Библиотека. Люстры. Шторы. Развязные гомосексуалисты заманивают Иннокентия в тенеты запретной любви. Студентки беспорядочно спариваются с преподавателями. А вокруг со стен колосится Родина. Слезятся старушки. Посмеиваются казаки. Целомудренно сверкает роса.
И блики ласково сияют и прямо в сердце проникают.
К тому моменту, когда чтец закончил первые три главы, я ощущала себя монашкой в логове демонстративных бэдээсэмщиков. В перерыве я выбралась из зала, пошатываясь и бормоча: «Фрикции, фрикции! Лямур де труа!», и мимо казаков и девственниц (тьфу, черт; девиц! девиц!) добралась до выхода.
– Ты лошадка? – спросила кроткая старушка-гардеробщица.
Тут я озверела.
– Нет, – говорю, – не лошадка! Конь, блин, Екатерины
Гардеробщица, видимо, встречала в храме просвещения и не таких дебилов.
– Была шапка? – терпеливо повторила она.
Я покраснела, схватила шапку и выскочила на улицу.
По улице шла компания крепко подвыпивших людей. Они не употребляли слов «дефлорация» и «адюльтер», а употребляли другие, гораздо более простые слова, в том числе даже и односложные. Некоторое время я шла за ними, наслаждаясь звучанием знакомой с детства речи. Потом вспомнила про шапку, лошадь и гардеробщицу и заржала так, что распугала всех алкашей.
Меня тут спросили, отчего я ничего не скажу о Дне Писателя.
Ну, собственно, вот.
Отпуск
– Не получается! – говорит один запыхавшийся маленький мальчик другому, постарше.
Трижды он пытался нырнуть, и трижды его выталкивало на поверхность. Он стоит по пояс в воде и обижается на море.
– Камней надо в плавки насыпать, – с серьезным лицом советует второй. – Они тебя на дно потянут. Там ты их вытряхнешь и обратно всплывешь.
Младший покусывает губу, не до конца убежденный в действенности этого способа.
– Водолазы так делают, – небрежно говорит старший.
Мальчик поднимает на него недоверчивый взгляд:
– Водолазы? В плавки?
– Работа у них такая, – строго говорит второй.
Замолкает и мечтательно смотрит в сторону горизонта, словно прозревая где-то там вдалеке сосредоточенных водолазов, зачерпывающих из мешка по пригоршне нагревшихся камней и с привычным вздохом оттягивающих резинку.
– Сёма, я толстая?
– Нет.
– Сёма, скажи правду – толстая?
– Нет!
– Сёма, ты врешь!
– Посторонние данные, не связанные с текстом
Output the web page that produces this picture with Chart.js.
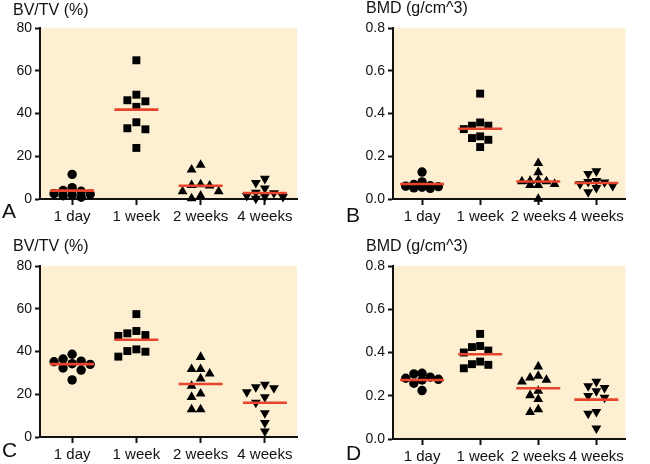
<!DOCTYPE html>
<html>
<head>
<meta charset="utf-8">
<script src="https://cdn.jsdelivr.net/npm/chart.js@4.4.1/dist/chart.umd.min.js"></script>
<style>
  html, body { margin: 0; padding: 0; background: #ffffff; }
  #wrap { position: relative; width: 650px; height: 464px; overflow: hidden; }
  .panel { position: absolute; width: 325px; height: 232px; }
</style>
</head>
<body>
<div id="wrap">
  <div class="panel" style="left:0;top:0"><canvas id="cA" width="325" height="232"></canvas></div>
  <div class="panel" style="left:325px;top:0"><canvas id="cB" width="325" height="232"></canvas></div>
  <div class="panel" style="left:0;top:232px"><canvas id="cC" width="325" height="232"></canvas></div>
  <div class="panel" style="left:325px;top:232px"><canvas id="cD" width="325" height="232"></canvas></div>
</div>
<script>
// ---------- data ----------
const categories = ['1 day', '1 week', '2 weeks', '4 weeks'];

const bvTicks = [0, 20, 40, 60, 80];
const bmdTicks = [0.0, 0.2, 0.4, 0.6, 0.8];

// Panel A: BV/TV (%)
const aDay   = [11.5, 5.3, 4.0, 3.6, 2.5, 2.2, 2.0, 1.5, 0.8];
const aWeek1 = [64.9, 48.8, 46.2, 45.7, 43.1, 35.9, 33.1, 32.6, 23.9];
const aWeek2 = [15.9, 13.7, 6.8, 6.5, 6.2, 3.5, 3.5, 1.5, 0.3];
const aWeek4 = [9.5, 7.6, 5.0, 3.0, 2.8, 1.5, 1.2, 1.0, 0.2];
const aMeans = [3.9, 41.8, 6.2, 2.8];

// Panel B: BMD (g/cm^3)
const bDay   = [0.126, 0.080, 0.068, 0.062, 0.060, 0.058, 0.055, 0.052, 0.050];
const bWeek1 = [0.493, 0.358, 0.343, 0.343, 0.327, 0.293, 0.285, 0.277, 0.243];
const bWeek2 = [0.168, 0.125, 0.088, 0.085, 0.082, 0.082, 0.070, 0.065, 0.065, 0.0];
const bWeek4 = [0.130, 0.118, 0.085, 0.080, 0.078, 0.070, 0.062, 0.052, 0.032];
const bMeans = [0.070, 0.329, 0.082, 0.075];

// Panel C: BV/TV (%)
const cDay   = [38.7, 36.5, 35.5, 35.2, 34.3, 34.0, 32.3, 31.3, 26.7];
const cWeek1 = [57.5, 49.6, 48.5, 47.7, 47.3, 41.0, 40.2, 39.9, 37.6];
const cWeek2 = [37.4, 31.7, 31.7, 29.6, 27.3, 23.9, 20.3, 18.7, 12.9, 12.9];
const cWeek4 = [24.5, 23.4, 22.9, 21.0, 18.7, 16.1, 11.2, 6.6, 2.7];
const cMeans = [34.1, 45.5, 24.8, 16.0];

// Panel D: BMD (g/cm^3)
const dDay   = [0.304, 0.301, 0.286, 0.281, 0.276, 0.273, 0.258, 0.224];
const dWeek1 = [0.486, 0.430, 0.425, 0.409, 0.400, 0.358, 0.346, 0.343, 0.327];
const dWeek2 = [0.335, 0.292, 0.284, 0.273, 0.265, 0.222, 0.202, 0.184, 0.137, 0.124];
const dWeek4 = [0.265, 0.245, 0.237, 0.222, 0.200, 0.192, 0.126, 0.118, 0.049];
const dMeans = [0.273, 0.392, 0.235, 0.182];

// ---------- styling ----------
const FONT = '"Liberation Sans", Arial, Helvetica, sans-serif';
const INK = '#111111';
const BG = '#FDEFD2';
const RED = '#E8432C';
const markerStyles = [
  { pointStyle: 'circle',   radius: 4.7, rotation: 0 },
  { pointStyle: 'rect',     radius: 5.6, rotation: 0 },
  { pointStyle: 'triangle', radius: 5.7, rotation: 0 },
  { pointStyle: 'triangle', radius: 5.7, rotation: 180 }
];

// simple bounded beeswarm: spread overlapping points over at most 5 columns
function swarm(values, yMax) {
  const plotH = 171, catW = 64, step = 9, minD = 7.5;
  const placed = [];
  const order = [0, -1, 1, -2, 2];
  return values.map(v => {
    const py = v / yMax * plotH;
    let best = null, bestScore = -1;
    for (const k of order) {
      const px = k * step;
      let score = Infinity;
      placed.forEach(p => {
        const d = Math.max(Math.abs(p.x - px), Math.abs(p.y - py));
        score = Math.min(score, d);
      });
      if (score >= minD) { best = px; break; }
      if (score > bestScore + 0.5) { bestScore = score; best = px; }
    }
    placed.push({ x: best, y: py });
    return best / catW;
  });
}

const bgPlugin = {
  id: 'bgFill',
  beforeDraw(chart) {
    const { ctx, chartArea: a } = chart;
    ctx.save();
    ctx.fillStyle = BG;
    ctx.fillRect(a.left, a.top, a.right - a.left, a.bottom - a.top);
    ctx.restore();
  }
};

const labelPlugin = {
  id: 'panelText',
  afterDraw(chart, args, opts) {
    const { ctx, chartArea: a } = chart;
    ctx.save();
    ctx.fillStyle = INK;
    ctx.textBaseline = 'middle';
    ctx.textAlign = 'left';
    ctx.font = '16px ' + FONT;
    ctx.fillText(opts.title, a.left - 27, opts.titleY);
    ctx.font = '21px ' + FONT;
    ctx.fillText(opts.letter, opts.letterX, opts.letterY);
    ctx.restore();
  }
};

function makeChart(id, cfg) {
  const groups = cfg.groups;
  const datasets = [{
    label: 'mean',
    data: cfg.means.map((m, i) => ({ x: i + 1, y: m })),
    pointStyle: 'line',
    pointRadius: 22,
    pointHoverRadius: 22,
    borderColor: RED,
    backgroundColor: RED,
    pointBorderWidth: 2.6,
    borderWidth: 2.6,
    clip: false
  }];
  groups.forEach((vals, gi) => {
    const offs = swarm(vals, cfg.yMax);
    const st = markerStyles[gi];
    datasets.push({
      label: categories[gi],
      data: vals.map((v, j) => ({ x: gi + 1 + offs[j], y: v })),
      pointStyle: st.pointStyle,
      pointRadius: st.radius,
      pointHoverRadius: st.radius,
      rotation: st.rotation,
      backgroundColor: '#000',
      borderColor: '#000',
      borderWidth: 0,
      pointBorderWidth: 0,
      clip: false
    });
  });

  return new Chart(document.getElementById(id), {
    type: 'scatter',
    data: { datasets },
    options: {
      responsive: false,
      animation: false,
      devicePixelRatio: 1,
      layout: { padding: { left: 0, top: cfg.top, right: cfg.right, bottom: 0 } },
      plugins: {
        legend: { display: false },
        tooltip: { enabled: false },
        panelText: { title: cfg.title, titleY: cfg.titleY, letter: cfg.letter, letterX: cfg.letterX, letterY: cfg.letterY }
      },
      scales: {
        x: {
          type: 'linear',
          min: 0.5, max: 4.5,
          afterBuildTicks: s => { s.ticks = categories.map((c, i) => ({ value: i + 1 })); },
          afterFit: s => { s.height = 232 - cfg.bottom; },
          ticks: {
            callback: v => categories[Math.round(v) - 1],
            color: INK,
            font: { family: FONT, size: 15 },
            padding: 3,
            maxRotation: 0,
            autoSkip: false
          },
          grid: { display: true, drawOnChartArea: false, drawTicks: true, tickLength: 6, tickWidth: 2, tickColor: INK },
          border: { display: true, color: INK, width: 2 }
        },
        y: {
          type: 'linear',
          min: 0, max: cfg.yMax,
          afterBuildTicks: s => { s.ticks = cfg.yTicks.map(v => ({ value: v })); },
          afterFit: s => { s.width = cfg.left; },
          ticks: {
            callback: v => cfg.decimals ? Number(v).toFixed(1) : String(v),
            color: INK,
            font: { family: FONT, size: 14 },
            padding: 3
          },
          grid: { display: true, drawOnChartArea: false, drawTicks: true, tickLength: 5, tickWidth: 2, tickColor: INK },
          border: { display: true, color: INK, width: 2 }
        }
      }
    },
    plugins: [bgPlugin, labelPlugin]
  });
}

makeChart('cA', {
  groups: [aDay, aWeek1, aWeek2, aWeek4], means: aMeans, yMax: 80, yTicks: bvTicks, decimals: false,
  left: 40, top: 28, right: 28, bottom: 199,
  title: 'BV/TV (%)', titleY: 11, letter: 'A', letterX: 2, letterY: 212
});
makeChart('cB', {
  groups: [bDay, bWeek1, bWeek2, bWeek4], means: bMeans, yMax: 0.8, yTicks: bmdTicks, decimals: true,
  left: 68, top: 28, right: 0, bottom: 199,
  title: 'BMD (g/cm^3)', titleY: 9, letter: 'B', letterX: 21, letterY: 216
});
makeChart('cC', {
  groups: [cDay, cWeek1, cWeek2, cWeek4], means: cMeans, yMax: 80, yTicks: bvTicks, decimals: false,
  left: 40, top: 34, right: 28, bottom: 205,
  title: 'BV/TV (%)', titleY: 15, letter: 'C', letterX: 2, letterY: 219
});
makeChart('cD', {
  groups: [dDay, dWeek1, dWeek2, dWeek4], means: dMeans, yMax: 0.8, yTicks: bmdTicks, decimals: true,
  left: 68, top: 34, right: 0, bottom: 207,
  title: 'BMD (g/cm^3)', titleY: 15, letter: 'D', letterX: 21, letterY: 222
});
</script>
</body>
</html>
Я же вижу: ноги толстые. А вот это – вот это что?! – брезгливо оттягивает кусок своего спелого бока. – Фу! Жир!
– Дура, – любовно говорит низенький плешивый Сёма. – Это сало! В нем вся красота!
Вода у берега зеленая, за буйками синяя, возле самого дна золотистая, и где-то сверху болтаются недоваренные ноги купальщиков.
– Ванюша, Ванюша! Не писай в море!
– Почему, баба?
– Тебя рыбка укусит! Писай вот тут, на песочке!
– А тут я его укушу, – хмуро говорит мужик, обгоревший так, что выглядит беглецом из преисподней. – Я тоже рыбка. Рыбка дядя Игорь.
Бабушка подхватывает Ванюшу на руки и, бормоча о ненормальных психах, скачет к уборным.
Песок серый, камни колючие, но по морю вдалеке бежит маленький белый барашек, отбившийся от стада, и взрослая волна, сжалившись, выносит его к своим. Он трясет курчавой головой и вместе со всей отарой рассыпается в брызги вокруг хохочущих детей.